Dose massive ? Le taux d’isoflavones contenus dans ce litre est similaire à celui additionné par un steak, un dessert et un verre de jus, tous au soja. Moins irréalistes à avaler.  » Les phyto-oestrogènes sont des composés qui ne sont pas anodins, cadre Yvan Larondelle, professeur de biochimie à la faculté de bioingénieurs de l’UCLouvain. Ce n’est pas pour rien qu’ils sont à la base de compléments alimentaires destinés aux femmes ménopausées, pour atténuer les symptômes désagréables.  »

En 2010, la scientifique Catherine Bennetau-Pelissero concluait ainsi un rapport (de l’Institut français pour la nutrition) :  » Il apparaît que le soja doit être considéré comme un « alicament » car il contient des oestrogènes dont la prescription est médicamenteuse. Cela signifie qu’il n’est pas un poison mais doit être utilisé suivant certaines indications et à des doses adéquates. Il doit bénéficier d’une communication adaptée.  »

Limites dépassées

Les proportions quotidiennes maximales préconisées par l’Afssa (Agence française de sécurité des aliments) : 80 mg d’isoflavones par jour chez un homme de 80 kilos, 60 mg chez une femme de 60 kilos. Le hic, selon Julie Lotz, qui a épluché des rapports d’agences sanitaires françaises et européennes, est que cette limite recommandée est souvent déjà dépassée, puisque le soja et ses dérivés sont donc cachés dans des aliments courants où nul ne s’attendrait à les trouver.

Les procédés de production industriels, basés sur une température élevée lors du broyage des graines, augmenteraient même la teneur en phyto-oestrogènes. Ce qui expliquerait pourquoi les Asiatiques en consomment depuis des centaines d’années sans mal s’en porter : car ils préparaient tofu et compagnie selon des processus de trempage et de stérilisation, qui auraient réduit sans le savoir le taux d’isoflavones, selon une étude publiée en 2016 dans Food Chemistry.
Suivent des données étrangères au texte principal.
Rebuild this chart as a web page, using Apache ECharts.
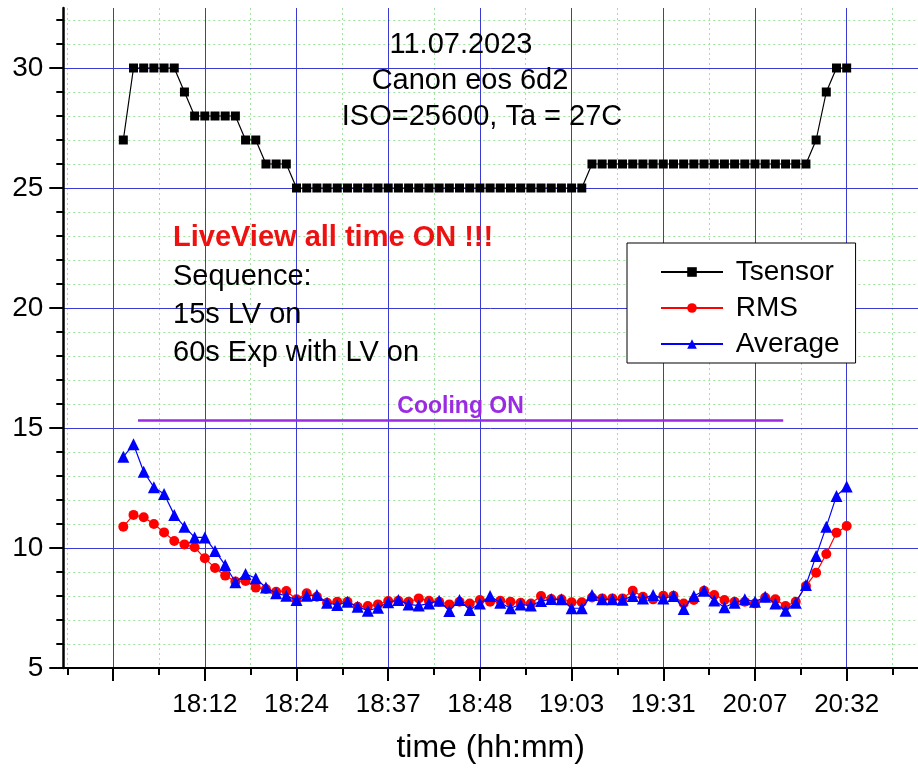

Planète soja, par Julie Lotz, éd. du Rocher, 260 p.
Planète soja, par Julie Lotz, éd. du Rocher, 260 p.

La journaliste en a passé beaucoup d’autres en revue, des études scientifiques. Selon lesquelles une surconsommation de soja pourrait être un facteur de stérilité, chez la femme mais aussi chez l’homme, en impactant la production de spermatozoïdes. Les isoflavones pourraient également avoir un effet négatif sur la thyroïde ; il est d’ailleurs déconseillé aux personnes atteintes d’hypothyroïdie d’en consommer, sous quelque forme que ce soit.
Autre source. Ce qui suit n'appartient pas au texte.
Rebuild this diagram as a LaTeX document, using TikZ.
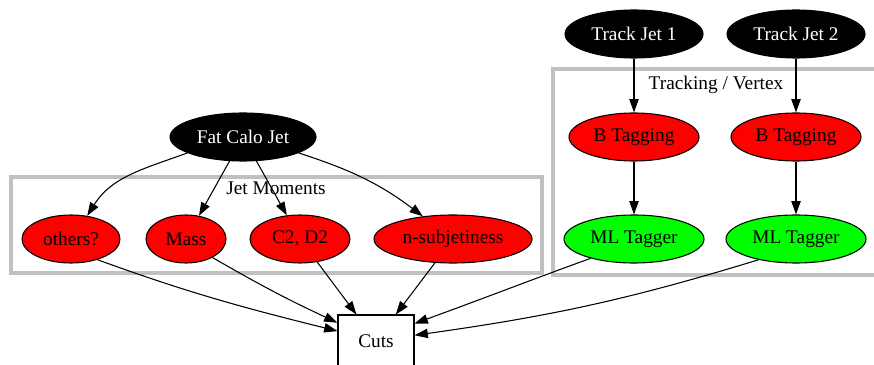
\documentclass[tikz,border=0pt]{standalone}
\usepackage{fontspec}
\setmainfont{Liberation Serif}
\usetikzlibrary{shapes.geometric,arrows.meta}
\definecolor{clustergray}{HTML}{C0C0C0}
\definecolor{gvred}{HTML}{FF0000}
\definecolor{gvgreen}{HTML}{00FF00}
\begin{document}
\begin{tikzpicture}[x=0.75pt,y=0.75pt,
  every node/.style={font=\fontsize{14.5}{16}\selectfont},
  oval/.style={ellipse, draw=black, line width=0.8pt, inner sep=0pt, minimum height=36pt},
  darkoval/.style={oval, fill=black, text=white},
  redoval/.style={oval, fill=gvred, text=black},
  greenoval/.style={oval, fill=gvgreen, text=black},
  cutbox/.style={rectangle, draw=black, line width=0.8pt, inner sep=0pt, minimum width=57pt, minimum height=38.5pt},
  cluster/.style={draw=clustergray, line width=3pt},
  edge/.style={draw=black, line width=0.8pt, -{Triangle[length=10pt,width=7pt]}}
]
\useasboundingbox (0,0) rectangle (874,364);
\clip (0,0) rectangle (874,364);

% clusters
\draw[cluster] (10.5,91) rectangle (542,187);
\draw[cluster] (553,89) rectangle (884,295);
\node (jmlabel) at (276,176) {Jet Moments};
\node (tvlabel) at (716,279) {Tracking / Vertex};

% nodes
\node[darkoval, minimum width=109.5pt] (fat) at (243,227) {Fat Calo Jet};
\node[redoval, minimum width=73.5pt] (others) at (71,125) {others?};
\node[redoval, minimum width=60pt] (mass) at (186,125) {Mass};
\node[redoval, minimum width=75pt] (c2) at (300,125) {C2, D2};
\node[redoval, minimum width=118.5pt] (nsub) at (453,125) {n-subjetiness};
\node[cutbox] (cuts) at (376,23.3) {Cuts};

\node[darkoval, minimum width=103.5pt] (tj1) at (634,330) {Track Jet 1};
\node[darkoval, minimum width=103.5pt] (tj2) at (796,330) {Track Jet 2};
\node[redoval, minimum width=97.5pt] (bt1) at (634,227) {B Tagging};
\node[redoval, minimum width=97.5pt] (bt2) at (796,227) {B Tagging};
\node[greenoval, minimum width=105pt] (ml1) at (634,125) {ML Tagger};
\node[greenoval, minimum width=105pt] (ml2) at (796,125) {ML Tagger};

% edges from Fat Calo Jet
\draw[edge] (fat.196) to[out=200, in=58] (others.55);
\draw[edge] (fat) -- (mass);
\draw[edge] (fat) -- (c2);
\draw[edge] (fat.344) to[out=342, in=143] (nsub.143);

% tracking
\draw[edge] (tj1) -- (bt1);
\draw[edge] (tj2) -- (bt2);
\draw[edge] (bt1) -- (ml1);
\draw[edge] (bt2) -- (ml2);

% into cuts
\draw[edge] (others.322) to[out=340, in=166] (cuts.166);
\draw[edge] (mass.325) to[out=330, in=155] (cuts.155);
\draw[edge] (c2) -- (cuts);
\draw[edge] (nsub) -- (cuts);
\draw[edge] (ml1.204) to[out=200, in=20] (cuts.24);
\draw[edge] (ml2.209) to[out=197, in=8] (cuts.8);
\end{tikzpicture}
\end{document}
Ils pourraient également réduire l’efficacité de traitements anticancéreux, voire aggraver certains cancers, en particulier du sein. La Fondation contre le cancer déconseille la consommation de compléments alimentaires à base de soja en cas de cancers hormonodépendants du sein, de l’utérus ou des ovaires,  » par prudence, par manque d’études scientifiques sur ce sujet « . Des études expérimentales semblent par ailleurs montrer que ces phyto-oestrogènes pourraient provoquer des anomalies génitales sur l’utérus et serait un facteur de risque dans le cancer des testicules. La Fondation contre le cancer  » proscrit  » d’ailleurs la consommation de compléments alimentaires à base de soja durant la grossesse et l’allaitement, mais indique que  » la consommation de soja dans l’alimentation est sans danger « .

Au terme de son enquête, Julie Lotz n’arrive pas exactement à cette même conclusion de l’innocuité de cette plante dans l’alimentation courante.  » D’autres substances telle que la cigarette sont préoccupantes. Sauf que nous savons désormais que « fumer tue », écrit-elle. Le problème, dans le cas des isoflavones de soja, c’est que ni les risques encourus, ni les quantités présentes ne sont indiqués sur les emballages.  » Pour combien de temps ?

(1) Planète soja, par Julie Lotz, éd. du Rocher, 260 p.